What to produce
Write the data out again exactly, dropping any images it holds.

========================================================================

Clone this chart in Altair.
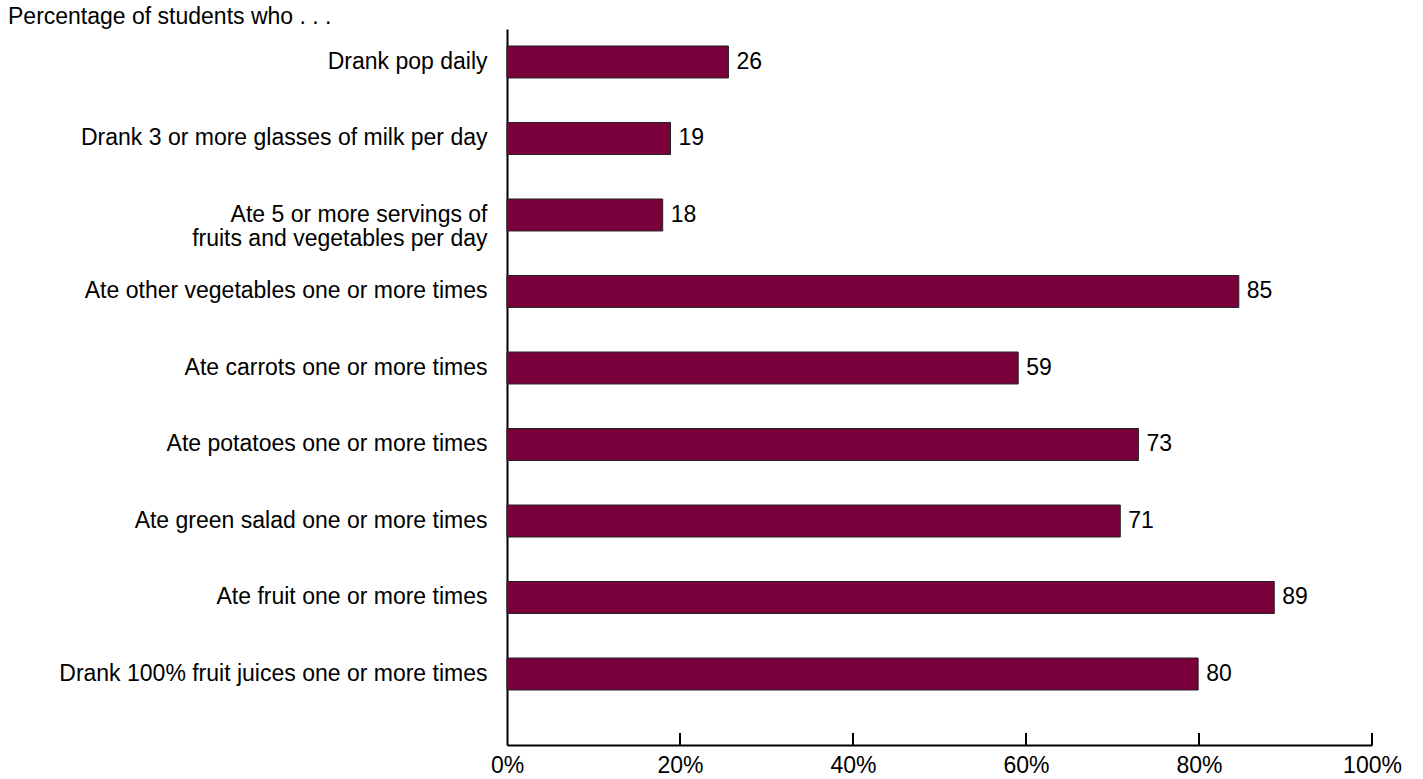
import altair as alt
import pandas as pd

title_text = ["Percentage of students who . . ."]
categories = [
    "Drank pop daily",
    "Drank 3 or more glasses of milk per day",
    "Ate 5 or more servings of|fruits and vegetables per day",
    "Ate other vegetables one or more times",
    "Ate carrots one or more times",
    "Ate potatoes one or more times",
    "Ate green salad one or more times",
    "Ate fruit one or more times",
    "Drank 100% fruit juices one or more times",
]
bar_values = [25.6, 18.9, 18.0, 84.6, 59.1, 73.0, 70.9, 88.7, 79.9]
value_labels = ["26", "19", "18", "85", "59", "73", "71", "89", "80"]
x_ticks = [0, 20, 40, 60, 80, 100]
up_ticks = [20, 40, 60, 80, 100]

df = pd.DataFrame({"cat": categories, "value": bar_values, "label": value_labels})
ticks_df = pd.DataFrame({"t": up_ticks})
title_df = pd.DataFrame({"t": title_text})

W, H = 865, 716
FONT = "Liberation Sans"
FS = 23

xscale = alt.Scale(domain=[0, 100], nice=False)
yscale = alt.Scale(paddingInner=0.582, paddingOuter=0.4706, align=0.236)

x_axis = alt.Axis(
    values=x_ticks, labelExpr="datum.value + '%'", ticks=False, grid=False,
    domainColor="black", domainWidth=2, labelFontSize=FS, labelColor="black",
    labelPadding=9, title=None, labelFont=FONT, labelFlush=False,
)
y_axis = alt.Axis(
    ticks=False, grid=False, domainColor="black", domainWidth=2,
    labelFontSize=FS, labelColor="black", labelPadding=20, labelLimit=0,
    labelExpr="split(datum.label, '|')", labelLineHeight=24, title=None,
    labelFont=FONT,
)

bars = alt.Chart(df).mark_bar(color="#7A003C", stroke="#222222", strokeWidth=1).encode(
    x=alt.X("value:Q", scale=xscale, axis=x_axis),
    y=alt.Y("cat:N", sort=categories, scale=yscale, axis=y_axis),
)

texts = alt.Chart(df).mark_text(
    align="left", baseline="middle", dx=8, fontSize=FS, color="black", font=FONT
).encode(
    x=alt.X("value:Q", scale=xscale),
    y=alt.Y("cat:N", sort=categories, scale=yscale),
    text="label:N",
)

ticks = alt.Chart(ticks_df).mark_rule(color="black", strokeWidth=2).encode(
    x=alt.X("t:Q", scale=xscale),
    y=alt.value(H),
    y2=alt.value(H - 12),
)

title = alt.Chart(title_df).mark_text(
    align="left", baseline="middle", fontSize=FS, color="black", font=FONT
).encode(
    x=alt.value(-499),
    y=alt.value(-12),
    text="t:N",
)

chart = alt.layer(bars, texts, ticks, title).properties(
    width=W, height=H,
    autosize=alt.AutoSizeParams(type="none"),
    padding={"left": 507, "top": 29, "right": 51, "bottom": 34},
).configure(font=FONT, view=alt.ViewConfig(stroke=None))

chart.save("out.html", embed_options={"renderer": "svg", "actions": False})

========================================================================

Task output
Clone this chart in Altair.
import altair as alt
import pandas as pd

title_text = ["Percentage of students who . . ."]
categories = [
    "Drank pop daily",
    "Drank 3 or more glasses of milk per day",
    "Ate 5 or more servings of|fruits and vegetables per day",
    "Ate other vegetables one or more times",
    "Ate carrots one or more times",
    "Ate potatoes one or more times",
    "Ate green salad one or more times",
    "Ate fruit one or more times",
    "Drank 100% fruit juices one or more times",
]
bar_values = [25.6, 18.9, 18.0, 84.6, 59.1, 73.0, 70.9, 88.7, 79.9]
value_labels = ["26", "19", "18", "85", "59", "73", "71", "89", "80"]
x_ticks = [0, 20, 40, 60, 80, 100]
up_ticks = [20, 40, 60, 80, 100]

df = pd.DataFrame({"cat": categories, "value": bar_values, "label": value_labels})
ticks_df = pd.DataFrame({"t": up_ticks})
title_df = pd.DataFrame({"t": title_text})

W, H = 865, 716
FONT = "Liberation Sans"
FS = 23

xscale = alt.Scale(domain=[0, 100], nice=False)
yscale = alt.Scale(paddingInner=0.582, paddingOuter=0.4706, align=0.236)

x_axis = alt.Axis(
    values=x_ticks, labelExpr="datum.value + '%'", ticks=False, grid=False,
    domainColor="black", domainWidth=2, labelFontSize=FS, labelColor="black",
    labelPadding=9, title=None, labelFont=FONT, labelFlush=False,
)
y_axis = alt.Axis(
    ticks=False, grid=False, domainColor="black", domainWidth=2,
    labelFontSize=FS, labelColor="black", labelPadding=20, labelLimit=0,
    labelExpr="split(datum.label, '|')", labelLineHeight=24, title=None,
    labelFont=FONT,
)

bars = alt.Chart(df).mark_bar(color="#7A003C", stroke="#222222", strokeWidth=1).encode(
    x=alt.X("value:Q", scale=xscale, axis=x_axis),
    y=alt.Y("cat:N", sort=categories, scale=yscale, axis=y_axis),
)

texts = alt.Chart(df).mark_text(
    align="left", baseline="middle", dx=8, fontSize=FS, color="black", font=FONT
).encode(
    x=alt.X("value:Q", scale=xscale),
    y=alt.Y("cat:N", sort=categories, scale=yscale),
    text="label:N",
)

ticks = alt.Chart(ticks_df).mark_rule(color="black", strokeWidth=2).encode(
    x=alt.X("t:Q", scale=xscale),
    y=alt.value(H),
    y2=alt.value(H - 12),
)

title = alt.Chart(title_df).mark_text(
    align="left", baseline="middle", fontSize=FS, color="black", font=FONT
).encode(
    x=alt.value(-499),
    y=alt.value(-12),
    text="t:N",
)

chart = alt.layer(bars, texts, ticks, title).properties(
    width=W, height=H,
    autosize=alt.AutoSizeParams(type="none"),
    padding={"left": 507, "top": 29, "right": 51, "bottom": 34},
).configure(font=FONT, view=alt.ViewConfig(stroke=None))

chart.save("out.html", embed_options={"renderer": "svg", "actions": False})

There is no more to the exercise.